What, after all, do the students learn in their marvellous academy? How to cast spells certainly, but what about literature, calculus or logic? Optimistic classicists have pointed out that the neophyte wizards seem to run around muttering mangled Latin, but they con “Evanesco” only because it is a word of power. They have no need to learn the third conjugation for a deponent verb or construe from Book X of Virgil’s Aeneid. Harry and friends could graduate with honours in wand-waving and yet be fundamentally ignorant in a deep human sense. Hogwarts does not offer an education at all, only vocational training. It is a secondary modern in fancy dress.

It may only be a story, but it seems curious that this flaw in the curriculum of wizardry has not been noticed. As my colleague at the New Culture Forum, Dominic Hilton, has pointed out in his recent review of Order of the Phoenix, all sides of the political battlefield have studied Rowling’s universe closely, scheduling different parts for praise or demolition. The Left has quibbled with Hogwarts for glamorising the traditional boarding school, while the Right has admired how many hours Harry spends on the quidditch pitch.
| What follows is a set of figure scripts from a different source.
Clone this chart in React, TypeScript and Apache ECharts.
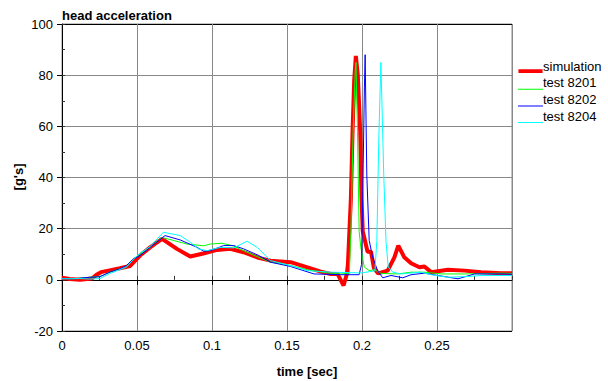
import React, { useEffect, useRef } from "react";
import * as echarts from "echarts";

const FONT = "Liberation Sans, Arial, sans-serif";

const seriesNames = ["simulation", "test 8201", "test 8202", "test 8204"];
const seriesColors = ["#ff0000", "#00ff00", "#0000ff", "#00ffff"];

const simT = [0, 0.005, 0.012, 0.02, 0.023, 0.026, 0.031, 0.0386, 0.0453, 0.052, 0.0587, 0.0667, 0.0766, 0.0855, 0.0942, 0.1033, 0.1122, 0.121, 0.131, 0.139, 0.1524, 0.1636, 0.1725, 0.1792, 0.1837, 0.1877, 0.1899, 0.1906, 0.1926, 0.1937, 0.1948, 0.1959, 0.1972, 0.1988, 0.1997, 0.2005, 0.2037, 0.206, 0.208, 0.2108, 0.2171, 0.2216, 0.2242, 0.2282, 0.2327, 0.2383, 0.2416, 0.2461, 0.2573, 0.2684, 0.2796, 0.2929, 0.3];
const simV = [0.8, 0.3, 0, 0.5, 2, 3, 3.6, 4.5, 5.4, 9.5, 12.7, 16, 12.1, 9.1, 10.3, 11.7, 12.1, 10.8, 8.6, 7.5, 6.9, 4.9, 3.2, 2.3, 2.3, -2.2, 2.3, 6, 32, 58, 78, 87.5, 80, 58, 32, 19, 11, 11, 4.5, 2.5, 3.6, 8.8, 13.4, 8.8, 6.5, 4.9, 5.2, 3, 3.9, 3.6, 3, 2.6, 2.6];

const t8201T = [0, 0.0074, 0.0185, 0.0252, 0.0319, 0.0386, 0.0431, 0.0475, 0.052, 0.0587, 0.0665, 0.0833, 0.0944, 0.0989, 0.1067, 0.1134, 0.1211, 0.1312, 0.139, 0.1524, 0.1636, 0.177, 0.1859, 0.1916, 0.1926, 0.1941, 0.1955, 0.196, 0.197, 0.1981, 0.1992, 0.2015, 0.2048, 0.2082, 0.2127, 0.2238, 0.2327, 0.2416, 0.2528, 0.2684, 0.2929, 0.3];
const t8201V = [0.5, 0.4, 1, 1.3, 3, 4.3, 5.4, 8.2, 10, 12.7, 16.6, 14, 13.3, 14, 14.3, 13.4, 11.4, 8.8, 6.9, 5.6, 3.9, 2.7, 2.3, 2.5, 19, 58, 82, 85, 58, 19, 12.7, 5, 3.6, 4, 2.5, 2.3, 3, 3, 2.3, 2.3, 2.6, 2.5];

const t8202T = [0, 0.0074, 0.0185, 0.0252, 0.0319, 0.0386, 0.0431, 0.0475, 0.052, 0.0587, 0.0687, 0.0788, 0.09, 0.0944, 0.0989, 0.1078, 0.1145, 0.1211, 0.1312, 0.139, 0.1524, 0.168, 0.1859, 0.1981, 0.1997, 0.2008, 0.2016, 0.2021, 0.2032, 0.2048, 0.2071, 0.2104, 0.2138, 0.2193, 0.2272, 0.2327, 0.2416, 0.2506, 0.264, 0.2751, 0.2929, 0.3];
const t8202V = [0.5, 0.4, 1, 1.2, 3, 4.3, 5.6, 8.2, 9.5, 12.7, 17.3, 15.6, 12.7, 11.2, 11.4, 13.4, 13.4, 12.1, 9.5, 6.9, 5.2, 2.3, 2, 2, 6, 45, 75, 88, 41, 15.4, 8.8, 3.6, 0.8, 1.7, 0.8, 2, 2.6, 1.7, 0.4, 2.3, 2.3, 2.2];

const t8204T = [0, 0.0118, 0.0185, 0.0252, 0.0319, 0.0386, 0.0431, 0.0475, 0.052, 0.0587, 0.0676, 0.0788, 0.0855, 0.091, 0.0967, 0.1056, 0.1145, 0.1234, 0.1301, 0.139, 0.1524, 0.1636, 0.1792, 0.1993, 0.2086, 0.2099, 0.2112, 0.2126, 0.2145, 0.216, 0.2175, 0.2205, 0.226, 0.2394, 0.2461, 0.2573, 0.2707, 0.2796, 0.3];
const t8204V = [0.4, 0.5, 0.3, 0.5, 2.5, 4, 5, 8, 10.4, 13, 18.6, 17.3, 14.7, 12.1, 11.4, 12.7, 12.5, 15.1, 12.7, 7.5, 5.6, 3.6, 3, 2.7, 3.5, 15.4, 55, 85, 41, 15, 5, 3, 2.3, 3, 2, 1, 1.3, 1.7, 1.7];

const xMin = 0;
const xMax = 0.3;
const xInterval = 0.05;
const yMin = -20;
const yMax = 100;
const yInterval = 20;

const pairs = (t: number[], v: number[]) => t.map((x, i) => [x, v[i]]);

const thickIcon = "path://M0,0H25V0.01H0Z M0,10.5H25V14.5H0Z";
const thinIcon = "path://M0,0H25V0.01H0Z M0,13H25V14H0Z";

export default function App() {
  const ref = useRef<HTMLDivElement>(null);
  useEffect(() => {
    if (!ref.current) return;
    const chart = echarts.init(ref.current, null, { renderer: "svg" });
    const data = [pairs(simT, simV), pairs(t8201T, t8201V), pairs(t8202T, t8202V), pairs(t8204T, t8204V)];
    const widths = [4, 1, 1, 1];
    const ySplitColors = ["#000", "#888", "#888", "#888", "#888", "#888", "#000"];
    const textBold = { fontFamily: FONT, fontSize: 13, fontWeight: "bold", fill: "#000" };
    chart.setOption({
      animation: false,
      backgroundColor: "#fff",
      grid: { left: 62, right: 96, top: 24, bottom: 50, show: true, borderColor: "#888", borderWidth: 1, containLabel: false, outerBoundsMode: "none" },
      legend: {
        orient: "vertical",
        left: 518,
        top: 59,
        itemWidth: 25,
        itemHeight: 14,
        itemGap: 2.7,
        padding: 0,
        data: seriesNames.map((name, i) => ({ name, icon: i === 0 ? thickIcon : thinIcon })),
        textStyle: { fontFamily: FONT, fontSize: 13, color: "#000", padding: [0, 0, 0, -5] },
      },
      xAxis: [
        {
          type: "value", position: "bottom", min: xMin, max: xMax, interval: xInterval,
          axisLine: { lineStyle: { color: "#000", width: 1 } },
          axisTick: { show: true, length: 5, lineStyle: { color: "#000" } },
          axisLabel: { showMaxLabel: false, fontFamily: FONT, fontSize: 13, color: "#000", margin: 8 },
          splitLine: { show: true, lineStyle: { color: "#888", width: 1 } },
        },
        {
          type: "value", position: "bottom", offset: 0, min: xMin, max: xMax, interval: xInterval / 2,
          axisLine: { show: false },
          axisTick: { show: true, inside: true, length: 4, lineStyle: { color: "#333" } },
          axisLabel: { show: false },
          splitLine: { show: false },
        },
      ],
      yAxis: [
        {
          type: "value", position: "left", min: yMin, max: yMax, interval: yInterval,
          axisLine: { show: true, lineStyle: { color: "#000", width: 1 } },
          axisTick: { show: true, length: 5, lineStyle: { color: "#000" } },
          axisLabel: { fontFamily: FONT, fontSize: 13, color: "#000", margin: 9 },
          splitLine: { show: true, lineStyle: { color: ySplitColors, width: 1 } },
        },
        {
          type: "value", position: "left", offset: 0, min: yMin, max: yMax, interval: yInterval / 2,
          axisLine: { show: false },
          axisTick: { show: true, inside: true, length: 3, lineStyle: { color: "#333" } },
          axisLabel: { show: false },
          splitLine: { show: false },
        },
      ],
      graphic: [
        { type: "text", x: 62, y: 15, style: { ...textBold, text: "head acceleration", align: "left", verticalAlign: "middle" } },
        { type: "text", x: 307, y: 371, style: { ...textBold, text: "time [sec]", align: "center", verticalAlign: "middle" } },
        { type: "text", x: 18, y: 177, rotation: Math.PI / 2, style: { ...textBold, text: "[g's]", align: "center", verticalAlign: "middle" } },
      ],
      series: seriesNames.map((name, i) => ({
        name,
        type: "line",
        xAxisIndex: 0,
        yAxisIndex: 0,
        data: data[i],
        showSymbol: false,
        symbol: "none",
        z: i === 0 ? 2 : 3,
        lineStyle: { color: seriesColors[i], width: widths[i] },
        itemStyle: { color: seriesColors[i] },
        clip: true,
      })),
    });
    return () => chart.dispose();
  }, []);
  return <div ref={ref} style={{ position: "fixed", left: 0, top: 0, width: 608, height: 381 }} />;
}
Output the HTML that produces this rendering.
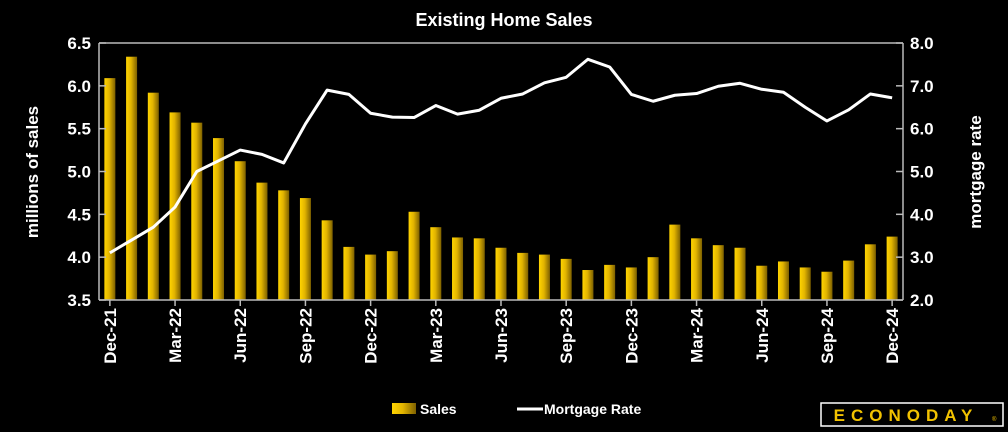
<!DOCTYPE html>
<html><head><meta charset="utf-8">
<style>
html,body{margin:0;padding:0;background:#000;width:1008px;height:432px;overflow:hidden}
svg{display:block;font-family:"Liberation Sans",sans-serif}
</style></head>
<body>
<svg id="chart" width="1008" height="432" xmlns="http://www.w3.org/2000/svg">
<defs>
<linearGradient id="gold" x1="0" y1="0" x2="1" y2="0">
<stop offset="0" stop-color="#ffd400"/><stop offset="0.45" stop-color="#e2b400"/><stop offset="1" stop-color="#7d6000"/>
</linearGradient>
</defs>
<text x="504" y="26" fill="#fff" font-size="18" font-weight="bold" text-anchor="middle">Existing Home Sales</text>
<text transform="translate(38,172) rotate(-90)" fill="#fff" font-size="17" font-weight="bold" text-anchor="middle">millions of sales</text>
<text transform="translate(981,172) rotate(-90)" fill="#fff" font-size="17" font-weight="bold" text-anchor="middle">mortgage rate</text>
<g id="plot"></g>
<g>
<rect x="392" y="403" width="24" height="11" fill="url(#gold)"/>
<text x="420" y="414" fill="#fff" font-size="14" font-weight="bold">Sales</text>
<line x1="517" y1="409" x2="543" y2="409" stroke="#fff" stroke-width="3"/>
<text x="544" y="414" fill="#fff" font-size="14" font-weight="bold">Mortgage Rate</text>
</g>
<g>
<rect x="821" y="403" width="182" height="23" fill="#000" stroke="#fff" stroke-width="1.5"/>
<text x="906" y="421" fill="#f2c200" font-size="17" font-weight="bold" text-anchor="middle" letter-spacing="6">ECONODAY</text>
<text x="992" y="421" fill="#f2c200" font-size="6">®</text>
</g>
</svg>
<script>
const months = ["Dec-21","Jan-22","Feb-22","Mar-22","Apr-22","May-22","Jun-22","Jul-22","Aug-22","Sep-22","Oct-22","Nov-22","Dec-22","Jan-23","Feb-23","Mar-23","Apr-23","May-23","Jun-23","Jul-23","Aug-23","Sep-23","Oct-23","Nov-23","Dec-23","Jan-24","Feb-24","Mar-24","Apr-24","May-24","Jun-24","Jul-24","Aug-24","Sep-24","Oct-24","Nov-24","Dec-24"];
const sales = [6.09,6.34,5.92,5.69,5.57,5.39,5.12,4.87,4.78,4.69,4.43,4.12,4.03,4.07,4.53,4.35,4.23,4.22,4.11,4.05,4.03,3.98,3.85,3.91,3.88,4.00,4.38,4.22,4.14,4.11,3.90,3.95,3.88,3.83,3.96,4.15,4.24];
const mortgage = [3.10,3.40,3.70,4.17,5.00,5.25,5.50,5.40,5.20,6.11,6.90,6.80,6.36,6.27,6.26,6.54,6.34,6.43,6.71,6.81,7.07,7.20,7.62,7.44,6.80,6.64,6.78,6.82,6.99,7.06,6.92,6.85,6.50,6.18,6.44,6.81,6.72];
const leftTicks = ["3.5","4.0","4.5","5.0","5.5","6.0","6.5"];
const rightTicks = ["2.0","3.0","4.0","5.0","6.0","7.0","8.0"];

const NS="http://www.w3.org/2000/svg";
const g=document.getElementById('plot');
const X0=99,X1=903,Y0=300,Y1=43;
const step=(X1-X0)/months.length;
const xc=i=>X0+step*(i+0.5);
const yL=v=>Y0-(v-3.5)/3*(Y0-Y1);
const yR=v=>Y0-(v-2)/6*(Y0-Y1);
function mk(t,a){const e=document.createElementNS(NS,t);for(const k in a)e.setAttribute(k,a[k]);g.appendChild(e);return e;}

mk('line',{x1:X0,y1:Y1,x2:X1,y2:Y1,stroke:'#bbb','stroke-width':1.5});
sales.forEach((v,i)=>{
  const r=mk('rect',{x:xc(i)-5.5,y:yL(v),width:11,height:Y0-yL(v),fill:'url(#gold)'});
  
  
});
mk('line',{x1:X0,y1:Y1,x2:X0,y2:Y0,stroke:'#bbb','stroke-width':1.5});
mk('line',{x1:X1,y1:Y1,x2:X1,y2:Y0,stroke:'#bbb','stroke-width':1.5});
mk('line',{x1:X0,y1:Y0,x2:X1,y2:Y0,stroke:'#bbb','stroke-width':1.5});
leftTicks.forEach(t=>{
  const y=yL(+t);
  mk('line',{x1:X0,y1:y,x2:X0+7,y2:y,stroke:'#bbb','stroke-width':1.5});
  const tx=mk('text',{x:X0-8,y:y+6,fill:'#fff','font-size':17,'font-weight':'bold','text-anchor':'end'});
  tx.textContent=t;
  
  
});
rightTicks.forEach(t=>{
  const y=yR(+t);
  mk('line',{x1:X1-7,y1:y,x2:X1,y2:y,stroke:'#bbb','stroke-width':1.5});
  const tx=mk('text',{x:X1+7,y:y+6,fill:'#fff','font-size':17,'font-weight':'bold'});
  tx.textContent=t;
  
  
});
months.forEach((m,i)=>{
  if(i%3!==0)return;
  const x=xc(i);
  mk('line',{x1:x,y1:Y0,x2:x,y2:Y0+6,stroke:'#bbb','stroke-width':1.5});
  const tx=mk('text',{transform:`translate(${x+6},${Y0+8}) rotate(-90)`,fill:'#fff','font-size':17,'font-weight':'bold','text-anchor':'end'});
  tx.textContent=m;
  
  
});
const pl=mk('polyline',{points:mortgage.map((v,i)=>xc(i)+','+yR(v)).join(' '),fill:'none',stroke:'#fff','stroke-width':3,'stroke-linejoin':'round'});


</script>
</body></html>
And yet who has noticed that in amongst his adventures, the hero isn’t actually getting the lessons he deserves? Being sent to Hogwarts may be preferable to the Dursleys’ cupboard under the stairs, but Gryffindor provides a more subtle form of child neglect—the neglect of the mind.

Yet perhaps our inability to appreciate Harry’s plight is not so surprising: we miss it in our own children as well. For all the nonsense that has been talked up and down on City Academies and grammar schools in recent months, the educational debate remains lodged in the realm of admissions systems and funding. When we talk of education in Britain in the twenty-first century, the conversation is confined to administrative matters, as if the issue of what is to be taught was merely secondary.

Yet we cannot answer the hard questions about how to organise our schools without first considering what we intend them to achieve. To start at the other end is to be reduced, as now, to a system where the government first legislates to chain teenagers to their desks for another two years and then adjusts the curriculum to keep its captives as quiet as possible during their internment. Schooling without a vision of what education can mean is an empty project.

And that vision of education cannot be a vocational, Hogwartian one. That is not to say that training is not useful or necessary; but training is not education precisely because it is useful and necessary. C. S. Lewis understood the distinction. In his 1939 essay, ‘Our English Syllabus’ he was candid.

    "If education is beaten by training, civilization dies. That is a thing very likely to happen."

Training turns the person into a tool. It is indifferent whether the trainee is a slave or a free man, serving his own conscience or the whim of his masters, only that he learn to do his job. Education in its true, liberal sense is that induction to the full possibilities of the thinking mind that the free human person deserves, whatever their station or future profession – preparation for self-mastery, together with an induction to the heights of human possibility. In the unmatchable words of Michael Oakeshott:

    "Each of us is born in a corner of the earth and at a particular moment in historic time, lapped around with locality. But school and university are places apart where a declared learner is emancipated from the limitations of his local circumstances […] and is moved by intimations of what he has never yet dreamed. […] they are places where a learner is initiated into what there is to be learned."

Oakeshott would have understood that a magical vocation should not cut a child off from the wider and deeper enchantments of a true education. Rowling gave Harry and his friends a rousing school song, but we have not thought hard enough about what it really demands.

    "So teach us things worth knowing, 
    Bring back what we've forgot"

We have forgotten ‘the things worth knowing’ that mark out a truly liberal education: a curriculum centred on the humanities; direct engagement with the Western canon; the preparation of character for self-discipline. Lewis was fond of magical fantasy, but he too would have recognised a touch of barbarism in our pretence that Hogwarts Secondary Modern is a real school.